From time to time I get a call to help with some design or decorating dilemma. I make a little money and really enjoy the challenge of creating a visually appealing space that is a reflection of the people who live there. The calls range from, "I'll pay you to help me pick out colors" to "I need new furniture for my house - here's my credit card." (Okay, that last one only happened once, but man was it fun!)
My heart sings when I walk into a well apportioned room, or when I manage to find that classic pencil skirt that fits perfectly. I think this interest began in high school, although visual diversity has developed through at least one uncomfortable situation (see following story). It is just a reminder that youthful exuberance should never be confused with actual skill.
One day I had to run into the local Fred Meyer to pick something up. I had just come from my high school. I was wearing a blue and white striped shirt with a blue vest, blue skirt, white tights, blue earrings, and blue flats. Oh - I also had my blue purse with me. I was styling!
I remember spending a lot of time picking out each piece of my wardrobe and feeling really good about the "matchiness" of it all.
I parked my car and walked up to the door when a man stopped me and asked how late the deli was open. I thought to myself, why would he think I would know that?

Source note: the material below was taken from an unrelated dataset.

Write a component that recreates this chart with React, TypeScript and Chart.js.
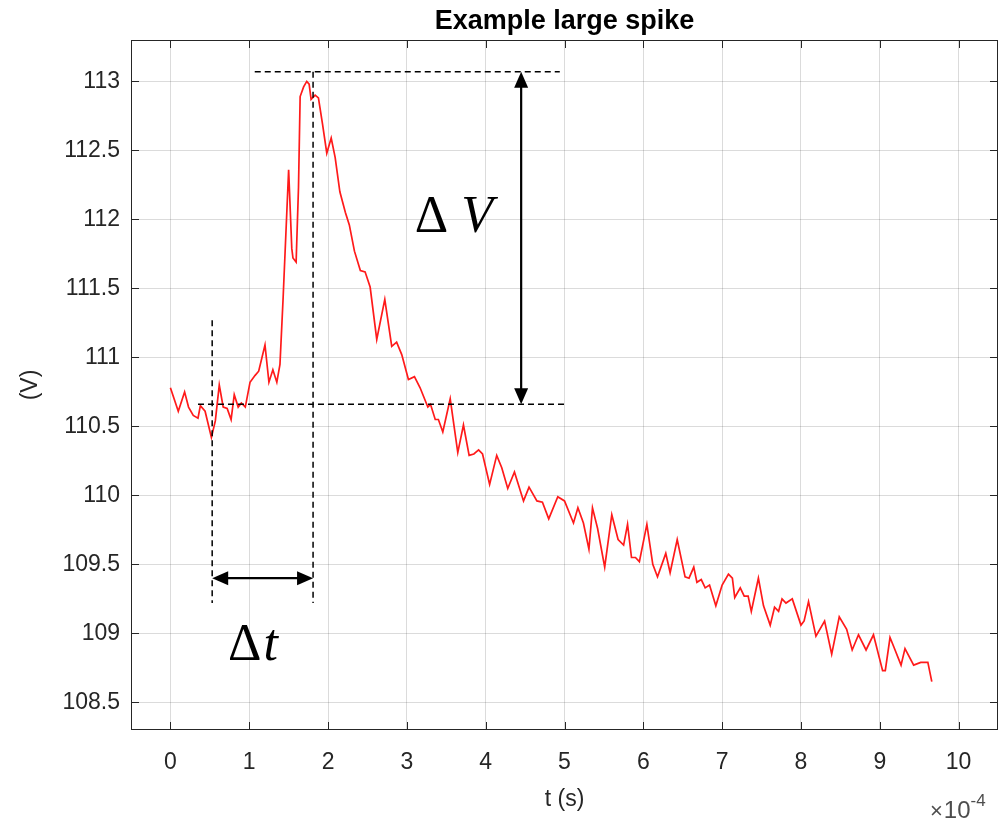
import { useEffect, useRef } from "react";
import { Chart, registerables } from "chart.js";

Chart.register(...registerables);

// time in units of 1e-4 s
const tValues = [
  0.0, 0.1, 0.18, 0.23, 0.29, 0.35, 0.38, 0.44, 0.52, 0.57, 0.62, 0.67, 0.72, 0.77, 0.81, 0.86, 0.9, 0.95,
  1.01, 1.075, 1.12, 1.2, 1.25, 1.3, 1.35, 1.39, 1.43, 1.5, 1.54, 1.555, 1.595, 1.625, 1.646, 1.69, 1.73,
  1.76, 1.785, 1.836, 1.878, 1.93, 1.984, 2.04, 2.09, 2.15, 2.22, 2.27, 2.335, 2.41, 2.47, 2.534, 2.618,
  2.72, 2.808, 2.87, 2.935, 3.02, 3.096, 3.168, 3.266, 3.3, 3.36, 3.4, 3.456, 3.55, 3.646, 3.718, 3.79,
  3.85, 3.91, 3.96, 4.05, 4.14, 4.204, 4.28, 4.365, 4.48, 4.55, 4.65, 4.72, 4.8, 4.915, 5.0, 5.114, 5.17,
  5.24, 5.31, 5.355, 5.42, 5.51, 5.6, 5.68, 5.75, 5.8, 5.85, 5.9, 5.95, 6.045, 6.12, 6.18, 6.285, 6.34,
  6.43, 6.53, 6.58, 6.64, 6.68, 6.735, 6.785, 6.84, 6.92, 7.0, 7.08, 7.13, 7.16, 7.23, 7.28, 7.33, 7.37,
  7.46, 7.525, 7.61, 7.665, 7.716, 7.76, 7.81, 7.89, 8.0, 8.04, 8.096, 8.19, 8.3, 8.39, 8.486, 8.58, 8.65,
  8.73, 8.826, 8.92, 9.036, 9.07, 9.13, 9.18, 9.27, 9.32, 9.43, 9.52, 9.61, 9.66,
];

const vValues = [
  110.78, 110.61, 110.75, 110.64, 110.58, 110.56, 110.65, 110.61, 110.42, 110.54, 110.8, 110.64, 110.63,
  110.55, 110.73, 110.64, 110.67, 110.64, 110.82, 110.87, 110.9, 111.09, 110.82, 110.91, 110.82, 110.95,
  111.43, 112.36, 111.79, 111.72, 111.69, 112.23, 112.89, 112.96, 113.0, 112.98, 112.87, 112.9, 112.88,
  112.69, 112.48, 112.59, 112.45, 112.2, 112.05, 111.96, 111.77, 111.63, 111.62, 111.51, 111.13, 111.42,
  111.08, 111.11, 111.02, 110.84, 110.86, 110.78, 110.64, 110.66, 110.55, 110.55, 110.46, 110.7, 110.31,
  110.51, 110.29, 110.3, 110.33, 110.3, 110.08, 110.29, 110.2, 110.05, 110.17, 109.96, 110.06, 109.96,
  109.95, 109.83, 109.99, 109.96, 109.8, 109.91, 109.8, 109.61, 109.91, 109.76, 109.48, 109.86, 109.68,
  109.64, 109.79, 109.55, 109.55, 109.52, 109.79, 109.5, 109.41, 109.58, 109.44, 109.68, 109.41, 109.4,
  109.48, 109.37, 109.39, 109.33, 109.35, 109.2, 109.35, 109.43, 109.4, 109.26, 109.33, 109.27, 109.27,
  109.16, 109.4, 109.2, 109.06, 109.19, 109.16, 109.25, 109.22, 109.25, 109.06, 109.09, 109.23, 108.98,
  109.09, 108.85, 109.12, 109.03, 108.88, 108.99, 108.88, 108.99, 108.73, 108.73, 108.97, 108.9, 108.77,
  108.89, 108.77, 108.79, 108.79, 108.65,
];

const xTicks = [0, 1, 2, 3, 4, 5, 6, 7, 8, 9, 10];
const yTicks = [108.5, 109, 109.5, 110, 110.5, 111, 111.5, 112, 112.5, 113];

const titleText = "Example large spike";
const xLabel = "t (s)";
const yLabel = "(V)";

// annotation geometry, in data units (t in 1e-4 s, V)
const dashedSegments = [
  [1.07, 113.07, 4.94, 113.07],
  [0.35, 110.66, 5.01, 110.66],
  [0.53, 111.27, 0.53, 109.22],
  [1.81, 113.07, 1.81, 109.22],
];
const arrowSegments = [
  [4.45, 113.07, 4.45, 110.66],
  [0.53, 109.4, 1.81, 109.4],
];

const FONT = '"Liberation Sans", Arial, Helvetica, sans-serif';
const SERIF = '"Liberation Serif", "DejaVu Serif", serif';

export default function App() {
  const ref = useRef<HTMLCanvasElement>(null);

  useEffect(() => {
    const canvas = ref.current;
    if (!canvas) return;

    const matlabPlugin = {
      id: "matlabDecor",
      afterDraw(chart: any) {
        const { ctx, chartArea } = chart;
        const { left, right, top, bottom } = chartArea;
        const xs = chart.scales.x;
        const ys = chart.scales.y;
        ctx.save();

        // box
        ctx.strokeStyle = "#262626";
        ctx.lineWidth = 1;
        ctx.setLineDash([]);
        ctx.strokeRect(left + 0.5, top + 0.5, right - left - 1, bottom - top - 1);

        // inward ticks
        const tl = 8;
        ctx.beginPath();
        xTicks.forEach((v) => {
          const px = Math.round(xs.getPixelForValue(v)) + 0.5;
          ctx.moveTo(px, bottom);
          ctx.lineTo(px, bottom - tl);
          ctx.moveTo(px, top);
          ctx.lineTo(px, top + tl);
        });
        yTicks.forEach((v) => {
          const py = Math.round(ys.getPixelForValue(v)) + 0.5;
          ctx.moveTo(left, py);
          ctx.lineTo(left + tl, py);
          ctx.moveTo(right, py);
          ctx.lineTo(right - tl, py);
        });
        ctx.stroke();

        // title
        ctx.fillStyle = "#000";
        ctx.textAlign = "center";
        ctx.textBaseline = "middle";
        ctx.font = `bold 27px ${FONT}`;
        ctx.fillText(titleText, (left + right) / 2, 22);

        // axis titles
        ctx.fillStyle = "#262626";
        ctx.font = `23px ${FONT}`;
        ctx.fillText(xLabel, (left + right) / 2, 800);
        ctx.save();
        ctx.translate(31, (top + bottom) / 2);
        ctx.rotate(-Math.PI / 2);
        ctx.fillText(yLabel, 0, 0);
        ctx.restore();

        // exponent label  ×10^-4
        ctx.textAlign = "left";
        ctx.textBaseline = "alphabetic";
        ctx.fillStyle = "#4d4d4d";
        let ex = 930;
        ctx.font = `22px ${FONT}`;
        ctx.fillText("\u00d7", ex, 818);
        ex += ctx.measureText("\u00d7").width + 1;
        ctx.font = `24px ${FONT}`;
        ctx.fillText("10", ex, 818);
        ex += ctx.measureText("10").width;
        ctx.font = `17px ${FONT}`;
        ctx.fillText("-4", ex, 806);

        // dashed lines
        ctx.strokeStyle = "#000";
        ctx.lineWidth = 1.5;
        ctx.setLineDash([6, 4]);
        dashedSegments.forEach(([x1, y1, x2, y2]) => {
          ctx.beginPath();
          ctx.moveTo(xs.getPixelForValue(x1), ys.getPixelForValue(y1));
          ctx.lineTo(xs.getPixelForValue(x2), ys.getPixelForValue(y2));
          ctx.stroke();
        });
        ctx.setLineDash([]);

        // double arrows
        ctx.lineWidth = 2.2;
        ctx.fillStyle = "#000";
        const head = (px: number, py: number, ang: number) => {
          const L = 16;
          const W = 7;
          ctx.beginPath();
          ctx.moveTo(px, py);
          ctx.lineTo(px - L * Math.cos(ang) + W * Math.sin(ang), py - L * Math.sin(ang) - W * Math.cos(ang));
          ctx.lineTo(px - L * Math.cos(ang) - W * Math.sin(ang), py - L * Math.sin(ang) + W * Math.cos(ang));
          ctx.closePath();
          ctx.fill();
        };
        arrowSegments.forEach(([x1, y1, x2, y2]) => {
          const p1x = xs.getPixelForValue(x1);
          const p1y = ys.getPixelForValue(y1);
          const p2x = xs.getPixelForValue(x2);
          const p2y = ys.getPixelForValue(y2);
          const ang = Math.atan2(p2y - p1y, p2x - p1x);
          ctx.beginPath();
          ctx.moveTo(p1x + 10 * Math.cos(ang), p1y + 10 * Math.sin(ang));
          ctx.lineTo(p2x - 10 * Math.cos(ang), p2y - 10 * Math.sin(ang));
          ctx.stroke();
          head(p2x, p2y, ang);
          head(p1x, p1y, ang + Math.PI);
        });

        // delta labels
        ctx.fillStyle = "#000";
        ctx.textAlign = "left";
        ctx.textBaseline = "alphabetic";
        const dvx = xs.getPixelForValue(3.1);
        const dvy = ys.getPixelForValue(111.91);
        ctx.font = `52px ${SERIF}`;
        ctx.fillText("\u0394", dvx, dvy);
        const dw = ctx.measureText("\u0394 ").width;
        ctx.font = `italic 52px ${SERIF}`;
        ctx.fillText("V", dvx + dw, dvy);

        const dtx = xs.getPixelForValue(0.73);
        const dty = ys.getPixelForValue(108.81);
        ctx.font = `52px ${SERIF}`;
        ctx.fillText("\u0394", dtx, dty);
        const dw2 = ctx.measureText("\u0394").width;
        ctx.font = `italic 52px ${SERIF}`;
        ctx.fillText("t", dtx + dw2 + 2, dty);

        ctx.restore();
      },
    };

    const chart = new Chart(canvas, {
      type: "line",
      data: {
        datasets: [
          {
            data: tValues.map((t, i) => ({ x: t, y: vValues[i] })),
            borderColor: "#ff1a1a",
            borderWidth: 1.7,
            pointRadius: 0,
            tension: 0,
            fill: false,
          },
        ],
      },
      options: {
        animation: false,
        responsive: false,
        devicePixelRatio: 1,
        layout: { padding: { top: 40, right: 2, left: 0, bottom: 0 } },
        plugins: {
          legend: { display: false },
          title: { display: false },
          tooltip: { enabled: false },
        },
        scales: {
          x: {
            type: "linear",
            min: -0.5,
            max: 10.5,
            afterBuildTicks: (scale: any) => {
              scale.ticks = xTicks.map((v) => ({ value: v }));
            },
            afterFit: (scale: any) => {
              scale.height = 90;
            },
            grid: { color: "rgba(0,0,0,0.14)", drawTicks: false, lineWidth: 1 },
            border: { display: false },
            ticks: {
              color: "#262626",
              font: { family: FONT, size: 23 },
              padding: 19,
              maxRotation: 0,
              autoSkip: false,
              callback: (v: any) => String(v),
            },
          },
          y: {
            type: "linear",
            min: 108.3,
            max: 113.3,
            afterBuildTicks: (scale: any) => {
              scale.ticks = yTicks.map((v) => ({ value: v }));
            },
            afterFit: (scale: any) => {
              scale.width = 131;
            },
            grid: { color: "rgba(0,0,0,0.14)", drawTicks: false, lineWidth: 1 },
            border: { display: false },
            ticks: {
              color: "#262626",
              font: { family: FONT, size: 23 },
              padding: 11,
              autoSkip: false,
              callback: (v: any) => String(v),
            },
          },
        },
      },
      plugins: [matlabPlugin],
    });

    return () => chart.destroy();
  }, []);

  return (
    <div style={{ position: "absolute", left: 0, top: 0, width: 1000, height: 820, background: "#fff" }}>
      <canvas ref={ref} width={1000} height={820} style={{ display: "block" }} />
    </div>
  );
}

At the speed of thought - I realized, to my absolute horror, that he thought I worked at Fred Meyer. Oh my gosh! I was dressed like a deli girl! The poor man's face turned multiple shades of red as he realized I was not coerced into my attire but actually chose my ensemble of my own free will. His face must have matched mine as our mutual mortification sunk in. I still remember the look on his face as he said, "Oh, I thought you..." he stopped in mid sentence. Awkward silence followed. I didn't even go into the store. I went home and threw away my purse.